Young and hungry on the street/Watching the score…
Down past an old cafe/Walking to I don’t know where…
Watching [the people] struggling to get their share.
Two things. A night in the city is nothing if its air is not vibrated by the beat of some promise—the promise of a new pleasure, a new happening, event, exchange, encounter. If you do not feel this promise “to the core” of your being, then you are not standing in a big enough city.
The other thing: The type of walking Clegg describes in “Fever” is only possible in the biggest cities on earth. Clegg deliberately walks with no sense of direction; he walks with no end in sight; he walks only to get lost. “Walking by an old cafe,” he sings. Where is this place? What forces brought him to this unfamiliar neighborhood? What will he encounter in this lost part of the city? And you just don’t get lost; you must know how to get lost.

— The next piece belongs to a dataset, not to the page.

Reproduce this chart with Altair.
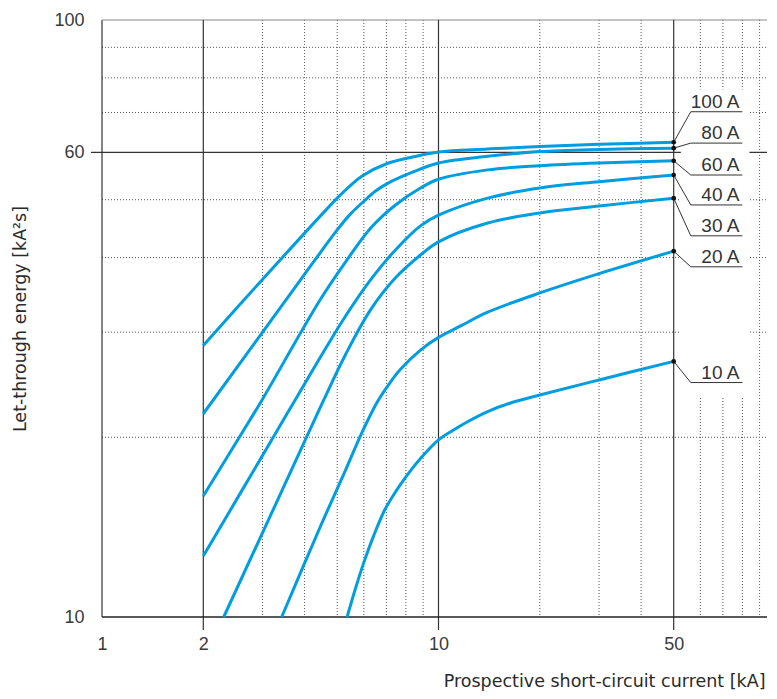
import altair as alt
import pandas as pd

# ---------------- data ----------------
ratings = ["100 A", "80 A", "60 A", "40 A", "30 A", "20 A", "10 A"]

x_100 = [2, 2.99, 5.0, 5.47, 5.93, 7.04, 8.44, 10.0, 14.0, 20.0, 30.0, 50]
y_100 = [28.5, 36.7, 50.3, 52.8, 54.8, 57.5, 59.0, 60.1, 60.8, 61.4, 61.9, 62.4]

x_80 = [2, 3.89, 5.0, 5.47, 6.0, 6.5, 7.04, 8.44, 10.0, 14.0, 20.0, 30.0, 50]
y_80 = [21.9, 36.7, 44.5, 47.3, 49.7, 51.7, 53.2, 55.7, 57.6, 59.1, 60.2, 60.7, 61.0]

x_60 = [2, 2.6, 2.99, 4.45, 5.29, 6.28, 7.45, 8.84, 10.0, 14.0, 20.0, 30.0, 50]
y_60 = [15.95, 20.3, 23.1, 34.0, 39.3, 44.8, 49.0, 52.3, 54.1, 56.1, 57.0, 57.6, 58.1]

x_40 = [2, 3.27, 3.75, 4.45, 5.29, 6.28, 7.45, 8.84, 10.0, 14.0, 20.0, 30.0, 50]
y_40 = [12.65, 20.25, 23.1, 27.2, 31.9, 36.7, 41.2, 45.2, 47.1, 50.3, 52.3, 53.6, 55.0]

x_30 = [2.3, 4.07, 4.56, 5.29, 6.28, 7.45, 8.84, 10.0, 14.0, 20.0, 30.0, 50]
y_30 = [10, 20.1, 23.1, 27.5, 32.7, 37.0, 40.4, 42.5, 45.7, 47.5, 48.8, 50.3]

x_20 = [3.42, 4.45, 5.29, 5.93, 6.57, 7.2, 7.71, 8.84, 10.0, 11.6, 14.0, 20.0, 30.0, 50]
y_20 = [10, 14.15, 17.6, 20.4, 22.9, 24.75, 26.0, 28.0, 29.4, 30.7, 32.4, 34.9, 37.6, 41.0]

x_10 = [5.35, 5.66, 5.99, 6.41, 6.92, 7.45, 8.07, 8.84, 10.0, 11.08, 12.31, 14.0, 16.38, 20.0, 30.0, 50]
y_10 = [10, 11.14, 12.31, 13.66, 15.11, 16.2, 17.29, 18.43, 19.8, 20.57, 21.3, 22.09, 22.83, 23.54, 24.95, 26.8]

# label anchors (data units) for the callouts
label_y = [70.2, 62.2, 55.0, 49.0, 43.5, 38.6, 24.7]
leader_x = [50, 56.2, 80]

x_ticks = [1, 2, 10, 50]
y_ticks = [10, 60, 100]
major_x = [2, 10, 50]
minor_x = [3, 4, 5, 6, 7, 8, 9, 20, 30, 40, 60, 70, 80, 90, 100]
major_y = [60]
minor_y = [20, 30, 40, 50, 70, 80, 90]
mask_x = [52.5, 84.0]
mask_y = [23.4, 76.5]

W, H = 673, 597
BLUE = "#009ee0"
TICK_FONT = "Liberation Sans"
TITLE_FONT = "DejaVu Sans"

# ---------------- tables ----------------
xs = [x_100, x_80, x_60, x_40, x_30, x_20, x_10]
ys = [y_100, y_80, y_60, y_40, y_30, y_20, y_10]
rows = []
for r, xx, yy in zip(ratings, xs, ys):
    for i, (a, b) in enumerate(zip(xx, yy)):
        rows.append({"rating": r, "x": a, "y": b, "i": i})
curves = pd.DataFrame(rows)

ends = pd.DataFrame({"rating": ratings, "x": [xx[-1] for xx in xs], "y": [yy[-1] for yy in ys],
                     "ly": label_y, "lx": [leader_x[2]] * len(ratings)})
lead_rows = []
for r, xx, yy, ly in zip(ratings, xs, ys, label_y):
    lead_rows.append({"rating": r, "x": leader_x[0], "y": yy[-1], "i": 0})
    lead_rows.append({"rating": r, "x": leader_x[1], "y": ly, "i": 1})
    lead_rows.append({"rating": r, "x": leader_x[2], "y": ly, "i": 2})
leaders = pd.DataFrame(lead_rows)

xs_ = alt.Scale(type="log", domain=[1, 100], nice=False)
ys_ = alt.Scale(type="log", domain=[10, 100], nice=False)

x_axis = alt.Axis(
    values=x_ticks, labelExpr="datum.value", ticks=False, domain=False, grid=False,
    labelFlush=False, labelFont=TICK_FONT, labelFontSize=18, labelColor="#3a3a3a",
    labelPadding=18, title="Prospective short-circuit current [kA]",
    titleFont=TITLE_FONT, titleFontSize=17.5, titleFontWeight="normal", titleColor="#2a2a2a",
    titleX=W - 10, titleY=69, titleAlign="right", titleBaseline="alphabetic",
)
y_axis = alt.Axis(
    values=y_ticks, labelExpr="datum.value", ticks=False, domain=False, grid=False,
    labelFlush=False, labelFont=TICK_FONT, labelFontSize=18, labelColor="#3a3a3a",
    labelPadding=18, title="Let-through energy [kA²s]",
    titleFont=TITLE_FONT, titleFontSize=17.5, titleFontWeight="normal", titleColor="#2a2a2a",
    titleX=-82, titleY=H / 2, titleAlign="center", titleBaseline="middle", titleAngle=-90,
)


def X(field="x:Q"):
    return alt.X(field, scale=xs_, axis=x_axis)


def Y(field="y:Q"):
    return alt.Y(field, scale=ys_, axis=y_axis)


# ---------------- grid ----------------
minor_v = alt.Chart(pd.DataFrame({"x": minor_x})).mark_rule(
    color="#555", strokeWidth=1, strokeDash=[1, 2]
).encode(x=X())

minor_h = alt.Chart(pd.DataFrame({"y": minor_y})).mark_rule(
    color="#555", strokeWidth=1, strokeDash=[1, 2]
).encode(y=Y())

major_v = alt.Chart(pd.DataFrame({"x": major_x})).mark_rule(
    color="#333", strokeWidth=1.2
).encode(x=X(), y=alt.value(0), y2=alt.value(H + 13))

major_h = alt.Chart(pd.DataFrame({"y": major_y})).mark_rule(
    color="#333", strokeWidth=1.2
).encode(y=Y(), x=alt.value(-11), x2=alt.value(W + 4))

left_border = alt.Chart(pd.DataFrame({"x": [1]})).mark_rule(
    color="#333", strokeWidth=1.2
).encode(x=X())

top_border = alt.Chart(pd.DataFrame({"y": [100]})).mark_rule(
    color="#888", strokeWidth=1.2
).encode(y=Y())

bottom_border = alt.Chart(pd.DataFrame({"y": [10]})).mark_rule(
    color="#222", strokeWidth=1.5
).encode(y=Y())

mask = alt.Chart(pd.DataFrame({"x": [mask_x[0]], "x2": [mask_x[1]],
                               "y": [mask_y[0]], "y2": [mask_y[1]]})).mark_rect(
    color="white"
).encode(x=X(), x2="x2:Q", y=Y(), y2="y2:Q")

# ---------------- curves ----------------
lines = alt.Chart(curves).mark_line(
    color=BLUE, strokeWidth=3, interpolate="catmull-rom"
).encode(x=X(), y=Y(), detail="rating:N", order="i:Q")

lead = alt.Chart(leaders).mark_line(color="#333", strokeWidth=1).encode(
    x=X(), y=Y(), detail="rating:N", order="i:Q"
)

dots = alt.Chart(ends).mark_circle(color="#111", size=22, opacity=1).encode(x=X(), y=Y())

texts = alt.Chart(ends).mark_text(
    font=TICK_FONT, fontSize=19, color="#333", align="right", baseline="alphabetic", dy=-4, dx=-3
).encode(x=X("lx:Q"), y=Y("ly:Q"), text="rating:N")

chart = alt.layer(
    minor_v, minor_h, left_border, top_border, major_v, major_h, bottom_border,
    mask, lines, lead, dots, texts,
).properties(
    width=W, height=H,
    autosize=alt.AutoSizeParams(type="none"),
    padding={"left": 94, "top": 12, "right": -8, "bottom": 74},
).configure_view(stroke=None)

chart.save("out.html", embed_options={"renderer": "svg", "actions": False})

The ability to lose your way correctly was designated by the German critic Walter Benjamin as the defining art of a big city person. “Not to find one’s way in a city may well be uninteresting and banal, It requires ignorance—nothing more,” he wrote in his memoir “Berlin Chronicle.” “But to lose oneself in a city—as one loses oneself in a forest—that calls for quite a different schooling.” Johnny Clegg has had this different type of schooling.